Lesson 3: Automation that creates audit trails is non-negotiable in compliance work

In regular backend work, “we could rebuild this from the source of truth” is a perfectly good answer to observability gaps. In compliance work, it’s not. You need the exact historical state, on demand, with a verifiable chain from the data to the claim.

This shaped every design decision. Every query writes an evidence row. Every report row references an evidence row. Every source pull is snapshotted. None of it is optional.

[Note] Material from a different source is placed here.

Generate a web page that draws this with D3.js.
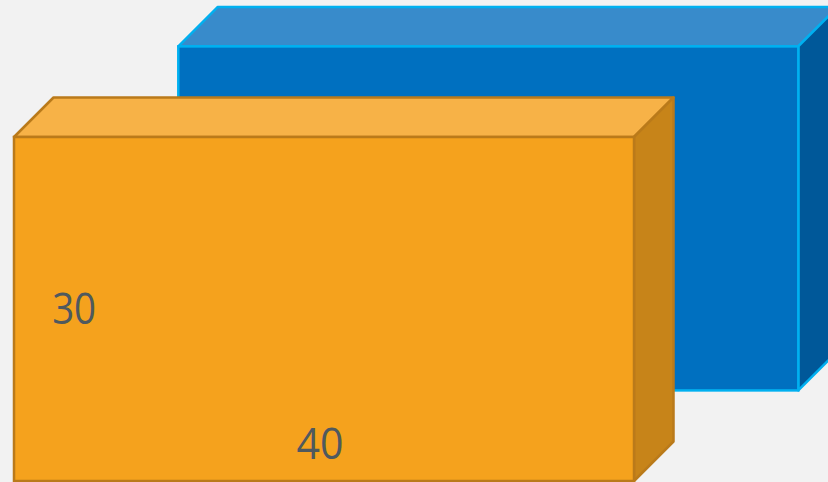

The upside: the engineering team started using the sox_evidence table for internal debugging too, because it was easier to query than the upstream source systems.

The numbers

Metric	Before	After
Engineer time to produce report	3–5 hours	~10 minutes
Auditor follow-up questions	~15 per report	~0 per report
Report variance between engineers	Non-trivial	Zero
Retroactive “show me X on date Y” questions	Multi-hour archaeology	~2 minute SQL query
Time-to-first-sent after quarter close	~3 business days	~2 hours

What I’d do differently

Build the snapshot phase first. It feels boring until it saves you.
Involve the audit team in the design phase. I shipped v1 and iterated. I should have pulled auditors in before writing code.
Write a “compare two runs” tool alongside the pipeline. Eventually I wanted to diff quarters. If the data model is good, a diff tool is ~200 lines.
Treat every query as a named asset in version control. Named, versioned queries in source control are easier to review, diff, and trace.

What transfers

Anywhere you have:

Periodic reports produced by hand from multiple sources
An audit or verification requirement downstream
A team that treats the report as write-only output

…the pattern applies. Snapshot → stage → reconcile → render → log, with an evidence table tying every output row back to its source.

The bigger idea: in compliance or audit work, the goal isn’t “produce the report faster.” It’s “produce the report in a way that is cheaper to verify.” Speed is a side effect of doing the latter well.